–¡Necesitamos mandar a alguien senior a arreglar un problemita!
Con estas palabras me recibieron en la agencia uno de esos días, de cualquier semana.
–Viene la cliente y viene con la piedra afuera.
Esa fue la advertencia que me hizo mi jefe. La leí como un amable llamado a inmolarme ante un cliente que yo no conocía y a quien yo no le había provocado tan inmensa ira.
Dos horas más tarde, ahí estaba yo: flaco, serio y sentado en una mesa de juntas, en la que el distanciamiento social era el mismo que en el, memorable y tristemente histórico, día sin IVA: cero.
Al frente mío, la cliente.
Seria.
Bonita.
Mirándome fijo.
Directo a las pepas de los ojos.
Esperaba el disparo de la palabra más compleja y temida de cualquier conversación: la primera.
–Bueno, dije.
Ese tradicional comodín (“bueno”), que carga con una alta dosis de culillo, un tarrado de incertidumbre y un siempre lindo baldado de esperanza en que las cosas salgan bien.
Terminado el bueno, largo e incómodo, arrancó la conversación.
Preocupación por aquí, preocupación por allá.
Mi decisión: callarme.
Dejé que lo dijera todo, que hiciera esa catarsis que a veces las ganas de defendernos no nos dejan interiorizar.
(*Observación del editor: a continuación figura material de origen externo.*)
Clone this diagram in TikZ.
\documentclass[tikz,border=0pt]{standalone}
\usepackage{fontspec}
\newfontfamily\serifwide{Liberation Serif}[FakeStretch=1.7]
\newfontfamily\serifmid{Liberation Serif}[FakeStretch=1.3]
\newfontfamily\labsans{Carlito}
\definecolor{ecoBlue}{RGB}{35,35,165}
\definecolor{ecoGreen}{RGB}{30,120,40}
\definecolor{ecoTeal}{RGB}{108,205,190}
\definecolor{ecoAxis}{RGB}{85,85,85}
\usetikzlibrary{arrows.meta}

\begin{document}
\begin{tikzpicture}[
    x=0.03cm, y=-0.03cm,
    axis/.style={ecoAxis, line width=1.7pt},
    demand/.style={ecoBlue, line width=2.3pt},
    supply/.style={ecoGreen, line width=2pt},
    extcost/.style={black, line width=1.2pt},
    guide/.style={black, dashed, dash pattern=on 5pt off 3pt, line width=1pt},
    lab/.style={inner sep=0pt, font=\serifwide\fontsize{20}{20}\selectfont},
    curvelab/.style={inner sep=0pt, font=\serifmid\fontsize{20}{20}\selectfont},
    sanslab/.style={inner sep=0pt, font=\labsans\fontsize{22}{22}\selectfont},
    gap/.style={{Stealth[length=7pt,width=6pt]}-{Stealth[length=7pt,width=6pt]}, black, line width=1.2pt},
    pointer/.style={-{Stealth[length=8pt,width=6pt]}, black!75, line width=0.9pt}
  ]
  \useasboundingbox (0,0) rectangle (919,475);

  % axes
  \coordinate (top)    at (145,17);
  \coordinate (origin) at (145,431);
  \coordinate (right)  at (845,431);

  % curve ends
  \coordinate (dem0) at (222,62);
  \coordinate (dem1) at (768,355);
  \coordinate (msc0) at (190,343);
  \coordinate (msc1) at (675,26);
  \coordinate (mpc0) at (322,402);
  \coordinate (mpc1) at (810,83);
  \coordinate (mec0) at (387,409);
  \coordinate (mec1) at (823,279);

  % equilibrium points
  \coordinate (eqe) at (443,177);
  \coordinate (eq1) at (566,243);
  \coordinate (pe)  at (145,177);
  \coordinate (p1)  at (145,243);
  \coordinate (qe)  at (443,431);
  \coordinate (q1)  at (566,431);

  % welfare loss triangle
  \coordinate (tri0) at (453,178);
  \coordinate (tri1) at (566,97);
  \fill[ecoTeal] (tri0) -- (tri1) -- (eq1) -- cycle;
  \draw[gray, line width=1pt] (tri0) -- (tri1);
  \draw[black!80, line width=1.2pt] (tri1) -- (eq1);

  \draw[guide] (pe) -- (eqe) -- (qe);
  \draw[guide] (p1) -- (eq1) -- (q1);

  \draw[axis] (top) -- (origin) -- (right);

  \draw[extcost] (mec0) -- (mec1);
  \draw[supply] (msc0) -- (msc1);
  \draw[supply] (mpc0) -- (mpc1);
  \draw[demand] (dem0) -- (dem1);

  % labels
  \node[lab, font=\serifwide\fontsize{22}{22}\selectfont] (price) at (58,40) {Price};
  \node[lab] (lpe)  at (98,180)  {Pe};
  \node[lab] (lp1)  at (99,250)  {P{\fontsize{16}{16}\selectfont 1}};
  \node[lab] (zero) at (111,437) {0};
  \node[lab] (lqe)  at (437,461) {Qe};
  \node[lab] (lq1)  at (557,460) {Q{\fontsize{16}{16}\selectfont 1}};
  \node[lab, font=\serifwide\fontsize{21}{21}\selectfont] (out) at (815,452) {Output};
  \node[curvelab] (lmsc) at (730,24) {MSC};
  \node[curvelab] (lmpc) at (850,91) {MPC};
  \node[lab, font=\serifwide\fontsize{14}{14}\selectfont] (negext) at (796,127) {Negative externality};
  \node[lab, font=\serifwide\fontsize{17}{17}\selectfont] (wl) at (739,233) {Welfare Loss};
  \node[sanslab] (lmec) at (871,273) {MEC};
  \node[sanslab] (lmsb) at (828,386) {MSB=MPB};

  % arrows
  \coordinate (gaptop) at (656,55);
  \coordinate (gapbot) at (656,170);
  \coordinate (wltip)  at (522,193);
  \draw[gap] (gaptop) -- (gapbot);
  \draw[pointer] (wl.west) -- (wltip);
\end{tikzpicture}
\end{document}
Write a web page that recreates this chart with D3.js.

Eso debe ser propio de los publicistas: pocas veces entendemos que nosotros no siempre somos los que comunicamos. Pero eso es otra historia.
Terminó de hablar.
Me tocaba a mí.
En este instante, que recordaré durante toda mi vida, quise hacer un llamado a quitar cualquier maquillaje a la conversación. Mi instinto de supervivencia me indicaba que debía bajar la cabeza y hablar desde la más pura y valiosa verdad.
Entonces dije:
“Te propongo una cosa: quitémonos los calzones y hablemos de esto como debe ser”.
En ese momento sentí un calor recorriéndome todo el cuerpo. El temido mapa apareció inmediatamente y empezó su camino a tomarse el pantalón. En mi cabeza solo retumbaba esta pregunta: “¿le dije que se quitara los calzones? ¡¡¿De verdad le dije eso?!! ¡¡¡Por Dios!!¡”.
¿En qué momento la famosísima expresión hablemos a calzón quitao se convirtió en “quitémonos los calzones”? ¿Cómo pude sufrir semejante lapsus léxico en mi cabeza?
La cliente me miró.
Los otros 20 de la sala, también. En la agencia colapsaron entre el pesar y el miedo absoluto.
En la burbuja de mi chat, apareció esta temida seguidilla de mensajes simultáneos que indican que algo grave pasó. “Carvajal, que hizo???” eran las tres palabras que encabezaban lo que se alcanza a leer cuando el celular está lejos.
“Nos quitaron la cuenta”, pensé.
“Me mandó al carajo”, seguí.
“¡Le dije que se quitara los calzones!”, me retumbaba en la cabeza.
La cliente, con los ojos a punto de huir de su cuerpo, me demostró, con una inmensa muestra de compasión por un amable profesional que acaba de cometer un crimen, que muchas veces la mejor opción es hacer caso omiso.
Por estas historias es que me gusta trabajar en lo que trabajo.
Historias que no pasan en Teams ni en Zoom ni en ninguna plataforma tecnológica, por sofisticada y evolucionada que sea, porque más allá del: “está en mute” o el “se quedó congelado”, o el temidísimo “prendamos la cámara”, la verdad es que por ahí no pasa nada.
Ojalá los días pasen con afán, para que nos podamos volver a encontrar en la vida real, en esa vida en la que una mirada, una risa, un silencio y hasta una errada invitación a quitarse los calzones, valen mucho más que activar el botón “unirse a la reunión”.